Já a “Contestação abaixo-assinada sobre o EIA do Aeroporto do Montijo e suas Acessibilidades”, subscrita por 11 cientistas portugueses, tinha demonstrado que o aumento previsto da capacidade aeroportuária em Portugal faria ascender as emissões da aviação com origem em Portugal a 6 MtCO2e em 2050. Estas emissões corresponderiam a 60% das emissões admissíveis a nível nacional no contexto do RNC2050, demonstrando que é impossível evitar a catástrofe climática sem tocar na aviação internacional.
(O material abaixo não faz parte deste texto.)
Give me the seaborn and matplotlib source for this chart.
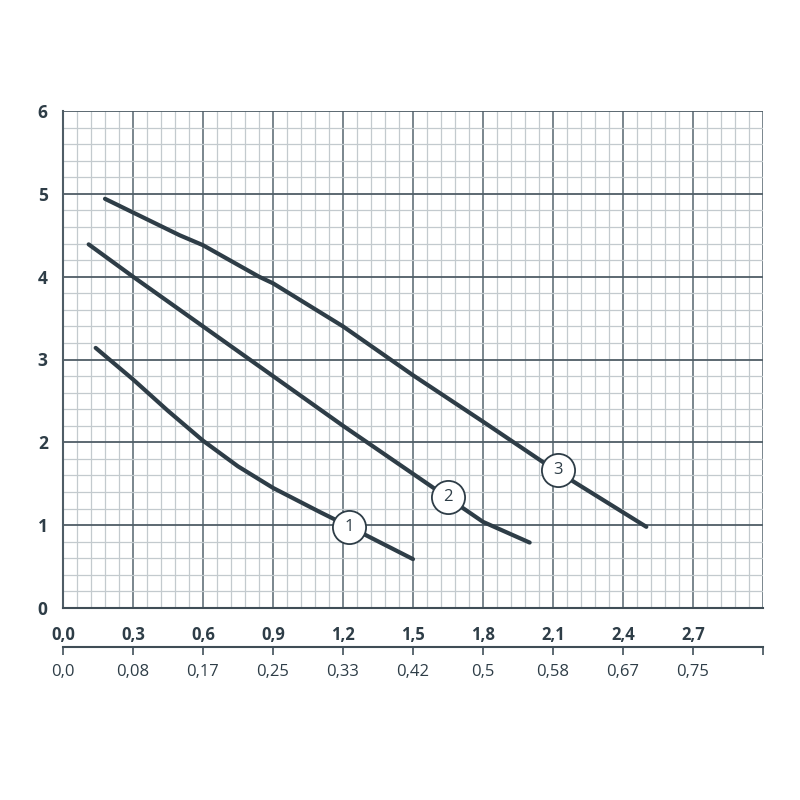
import numpy as np
import pandas as pd
import matplotlib.pyplot as plt
import seaborn as sns
from matplotlib.ticker import MultipleLocator

# pump curves (flow, head)
q1 = [0.14, 0.30, 0.45, 0.60, 0.75, 0.90, 1.10, 1.20, 1.50]
h1 = [3.14, 2.76, 2.38, 2.02, 1.71, 1.45, 1.16, 1.02, 0.59]

q2 = [0.11, 0.30, 0.60, 0.90, 1.20, 1.50, 1.80, 2.00]
h2 = [4.39, 4.00, 3.40, 2.80, 2.20, 1.62, 1.04, 0.79]

q3 = [0.18, 0.50, 0.60, 0.84, 0.90, 1.20, 1.50, 1.80, 2.10, 2.50]
h3 = [4.94, 4.50, 4.38, 4.00, 3.92, 3.40, 2.81, 2.25, 1.68, 0.98]

# curve tags
tag_names = ["1", "2", "3"]
tag_x = [1.227, 1.649, 2.123]
tag_y = [0.98, 1.34, 1.66]

xticks = [0.0, 0.3, 0.6, 0.9, 1.2, 1.5, 1.8, 2.1, 2.4, 2.7, 3.0]
xlabels = ["0,0", "0,3", "0,6", "0,9", "1,2", "1,5", "1,8", "2,1", "2,4", "2,7", ""]
x2labels = ["0,0", "0,08", "0,17", "0,25", "0,33", "0,42", "0,5", "0,58", "0,67", "0,75", ""]
yticks = [0, 1, 2, 3, 4, 5, 6]

df = pd.concat([
    pd.DataFrame({"q": q1, "h": h1, "curve": "1"}),
    pd.DataFrame({"q": q2, "h": h2, "curve": "2"}),
    pd.DataFrame({"q": q3, "h": h3, "curve": "3"}),
])

sns.set_theme(style="white")
plt.rcParams["font.family"] = ["Open Sans", "DejaVu Sans"]

dark = "#2e3d47"
fig = plt.figure(figsize=(8, 8), dpi=100)
ax = fig.add_axes([0.07875, 0.24, 0.875, 0.62125])

ax.set_xlim(0, 3.0)
ax.set_ylim(0, 6)
ax.xaxis.set_minor_locator(MultipleLocator(0.06))
ax.yaxis.set_minor_locator(MultipleLocator(0.2))
ax.grid(which="minor", color="#c3cace", linewidth=0.9)
ax.grid(which="major", axis="x", color="#6f7d85", linewidth=1.3)
ax.grid(which="major", axis="y", color="#4f5d66", linewidth=1.3)
ax.set_axisbelow(True)

sns.lineplot(data=df, x="q", y="h", units="curve", estimator=None,
             color=dark, linewidth=3.0, ax=ax, legend=False,
             solid_capstyle="round", solid_joinstyle="round")

for name, tx, ty in zip(tag_names, tag_x, tag_y):
    ax.scatter(tx, ty, s=570, facecolor="white", edgecolor=dark,
               linewidth=1.3, zorder=5)
    ax.text(tx, ty, name, ha="center", va="center", fontsize=12,
            color=dark, zorder=6)

ax.set_xticks(xticks)
ax.set_xticklabels(xlabels, fontsize=12, fontweight="bold", color=dark)
ax.set_yticks(yticks)
ax.set_yticklabels([str(v) for v in yticks], fontsize=12.5,
                   fontweight="bold", color=dark)
ax.tick_params(axis="both", which="major", length=6, width=1.3,
               color="#4f5d66", direction="out", pad=5)
ax.tick_params(axis="both", which="minor", length=0)
ax.tick_params(axis="x", which="major", pad=7)
for side in ["top", "right"]:
    ax.spines[side].set_visible(False)
ax.spines["left"].set_color("#4f5d66")
ax.spines["left"].set_linewidth(1.5)
ax.spines["bottom"].set_color("#3f4d56")
ax.spines["bottom"].set_linewidth(1.5)
ax.set_xlabel("")
ax.set_ylabel("")

# second scale below
sec = ax.secondary_xaxis(-0.0785)
sec.set_xticks(xticks)
sec.set_xticklabels(x2labels, fontsize=12, color=dark)
sec.tick_params(length=6, width=1.3, color="#4f5d66", pad=6)
sec.spines["bottom"].set_color("#3f4d56")
sec.spines["bottom"].set_linewidth(1.5)

fig.savefig("out.png", dpi=100, facecolor="white")
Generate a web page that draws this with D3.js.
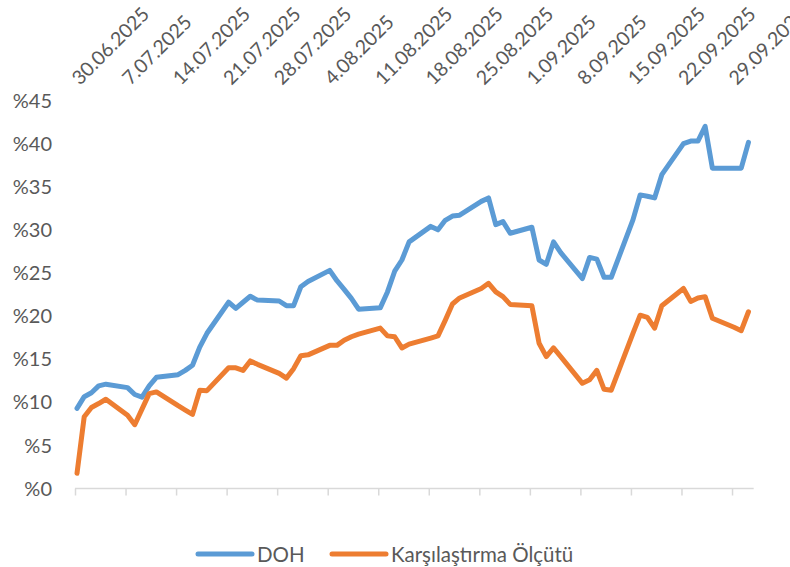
<!DOCTYPE html>
<html>
<head>
<meta charset="utf-8">
<script src="https://cdn.jsdelivr.net/npm/d3@7"></script>
<style>
  html, body { margin: 0; padding: 0; background: #fff; }
  svg { display: block; }
  text { font-family: Lato, "Open Sans", sans-serif; fill: #595959; }
</style>
</head>
<body>
<svg id="chart" width="790" height="567"></svg>
<script>
// ---- data ----
const dates = [
  "2025-06-30","2025-07-01","2025-07-02","2025-07-03","2025-07-04",
  "2025-07-07","2025-07-08","2025-07-09","2025-07-10","2025-07-11",
  "2025-07-14","2025-07-15","2025-07-16","2025-07-17","2025-07-18",
  "2025-07-21","2025-07-22","2025-07-23","2025-07-24","2025-07-25",
  "2025-07-28","2025-07-29","2025-07-30","2025-07-31","2025-08-01",
  "2025-08-04","2025-08-05","2025-08-06","2025-08-07","2025-08-08",
  "2025-08-11","2025-08-12","2025-08-13","2025-08-14","2025-08-15",
  "2025-08-18","2025-08-19","2025-08-20","2025-08-21","2025-08-22",
  "2025-08-25","2025-08-26","2025-08-27","2025-08-28","2025-08-29",
  "2025-09-01","2025-09-02","2025-09-03","2025-09-04","2025-09-05",
  "2025-09-08","2025-09-09","2025-09-10","2025-09-11","2025-09-12",
  "2025-09-15","2025-09-16","2025-09-17","2025-09-18","2025-09-19",
  "2025-09-22","2025-09-23","2025-09-24","2025-09-25","2025-09-26",
  "2025-09-29","2025-09-30","2025-10-01"
];
const doh = [
  9.3, 10.65, 11.1, 11.9, 12.1,
  11.7, 10.9, 10.6, 11.9, 12.9,
  13.2, 13.7, 14.3, 16.4, 18.0,
  21.6, 20.9, 21.6, 22.3, 21.85,
  21.75, 21.2, 21.2, 23.4, 24.0,
  25.3, 24.1, 23.1, 22.05, 20.8,
  20.95, 22.8, 25.2, 26.5, 28.6,
  30.4, 30.0, 31.1, 31.6, 31.7,
  33.3, 33.7, 30.6, 30.95, 29.6,
  30.3, 26.5, 26.0, 28.6, 27.35,
  24.35, 26.8, 26.6, 24.5, 24.5,
  31.15, 34.05, 33.9, 33.7, 36.4,
  40.0, 40.3, 40.3, 42.0, 37.15,
  37.15, 37.15, 40.15
];
const benchmark = [
  1.76, 8.33, 9.4, 9.85, 10.35,
  8.5, 7.4, 9.2, 11.0, 11.2,
  9.6, 9.1, 8.6, 11.4, 11.35,
  14.0, 14.0, 13.7, 14.8, 14.4,
  13.35, 12.8, 13.9, 15.4, 15.5,
  16.6, 16.6, 17.2, 17.6, 17.9,
  18.6, 17.7, 17.6, 16.3, 16.75,
  17.45, 17.7, 19.5, 21.4, 22.1,
  23.2, 23.8, 22.8, 22.25, 21.35,
  21.2, 16.85, 15.3, 16.3, 15.3,
  12.2, 12.6, 13.7, 11.5, 11.4,
  18.0, 20.1, 19.85, 18.6, 21.2,
  23.2, 21.7, 22.1, 22.25, 19.75,
  18.7, 18.3, 20.5
];
const seriesNames = ["DOH", "Karşılaştırma Ölçütü"];
const seriesColors = ["#5B9BD5", "#ED7D31"];
const yTicks = [0, 5, 10, 15, 20, 25, 30, 35, 40, 45];
const axisStart = "2025-06-30";
const axisEnd = "2025-10-02";

// ---- chart ----
const parse = d3.timeParse("%Y-%m-%d");
const fmt = d3.timeFormat("%-d.%m.%Y");
const svg = d3.select("#chart");

const x = d3.scaleTime()
  .domain([parse(axisStart), parse(axisEnd)])
  .range([77, 77 + 94 * 7.22]);
const y = d3.scaleLinear().domain([0, 45]).range([488.5, 100.5]);

// x axis line (bottom) with ticks
const tickDates = d3.timeMonday.range(parse(axisStart), parse("2025-09-30"));
svg.append("line")
  .attr("x1", x(parse(axisStart)) - 2).attr("x2", x(parse(axisEnd)) - 2)
  .attr("y1", y(0)).attr("y2", y(0))
  .attr("stroke", "#D9D9D9").attr("stroke-width", 1.5);
svg.selectAll(".xtick").data(tickDates).enter().append("line")
  .attr("x1", d => x(d) - 1.5).attr("x2", d => x(d) - 1.5)
  .attr("y1", y(0)).attr("y2", y(0) + 7)
  .attr("stroke", "#D9D9D9").attr("stroke-width", 1.5);

// tick labels at top, rotated
svg.selectAll(".xlab").data(tickDates).enter().append("text")
  .attr("transform", d => `translate(${x(d) + 3},86) rotate(-45)`)
  .attr("text-anchor", "start")
  .style("font-size", "19.5px")
  .text(d => fmt(d));

// y labels
svg.selectAll(".ylab").data(yTicks).enter().append("text")
  .attr("x", 52).attr("y", d => y(d))
  .attr("dy", "0.36em")
  .attr("text-anchor", "end")
  .style("font-size", "20px")
  .text(d => "%" + d);

// lines
const parsed = dates.map(parse);
const line = d3.line().x(d => x(d[0])).y(d => y(d[1]));
[doh, benchmark].forEach((vals, i) => {
  svg.append("path")
    .datum(parsed.map((d, j) => [d, vals[j]]))
    .attr("d", line)
    .attr("fill", "none")
    .attr("stroke", seriesColors[i])
    .attr("stroke-width", 5)
    .attr("stroke-linejoin", "round")
    .attr("stroke-linecap", "round");
});

// legend
const legendX = [198, 332];
seriesNames.forEach((name, i) => {
  svg.append("line")
    .attr("x1", legendX[i]).attr("x2", legendX[i] + 54)
    .attr("y1", 554).attr("y2", 554)
    .attr("stroke", seriesColors[i]).attr("stroke-width", 5)
    .attr("stroke-linecap", "round");
  svg.append("text")
    .attr("x", legendX[i] + 59).attr("y", 562)
    .style("font-size", "20.5px")
    .text(name);
});
</script>
</body>
</html>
Quando o Governo assinou no longínquo ano 2017 um memorando de entendimento com a Vinci, concessionária da ANA – Aeroportos de Portugal para estudar a hipótese de construir um aeroporto complementar na Base Aérea do Montijo e aumentar significativamente a capacidade aeroportuária da região de Lisboa, seguido em janeiro de 2019 pelo acordo para avançar com a construção de um aeroporto civil no Montijo e com a expansão do aeroporto Humberto Delgado, ainda se poderia alegar alguma ingenuidade quanto à urgência de agir perante as alterações climáticas. Atualmente, esta atitude parece inadmissível, sendo exigido justamente mais ação por movimentos como a Greve Climática Estudantil.
Depois de contestado por organizações da sociedade civil que chegaram a utilizar a via judicial para pedir a anulação da Declaração do Impacte Ambiental condicionada, foi a oposição de dois municípios afetados que acabou por travar os planos para o Montijo, aproveitando uma lei assaz democrática de 2007, cujo objetivo era disciplinar “a construção, ampliação ou modificação e a certificação e exploração das infraestruturas aeroportuárias”, oportunamente revertida em abril deste ano por um acordo entre PS e PSD que convergiram na amputação dos poderes locais, não vá o Diabo tecê-las.
Dada a necessidade de reduzir as emissões de GEE para conter a catástrofe climática, a indústria aeronáutica e os seus acólitos acenam-nos com pseudossoluções tecno-otimistas como: a melhoria da eficiência de futuras aeronaves (largamente ultrapassada pelo aumento do número de voos); a eletrificação da aviação (ineficiente e indisponível à escala necessária num futuro próximo); o hidrogénio (dependente de quantidades enormes de eletricidade ”verde”); combustíveis “sustentáveis” ou biofuels (falta escala e a sua combustão emite CO2); ou e-fuels (dependentes de eletricidade renovável abundante, tendo uma eficiência energética muito reduzida). Atualmente, nenhuma dessas soluções é tecnicamente viável ou pode ser implementado com a rapidez e à escala que se impõe.
Em última análise, não há volta a dar, ou a humanidade continua na autoestrada para o inferno climático ou muda radicalmente de trajetória. Em qualquer um dos casos, a construção de um mega-aeroporto na região de Lisboa corre o risco de se tornar um gigantesco elefante branco, desperdiçando os recursos necessários para criar um sistema de mobilidade justo e com os pés na Terra, apoiado na ferrovia e na redução planeada e coordenada da capacidade total instalada nos aeroportos civis internacionais existentes em Portugal continental.
Precisamos de mais imaginação e de menos aviação!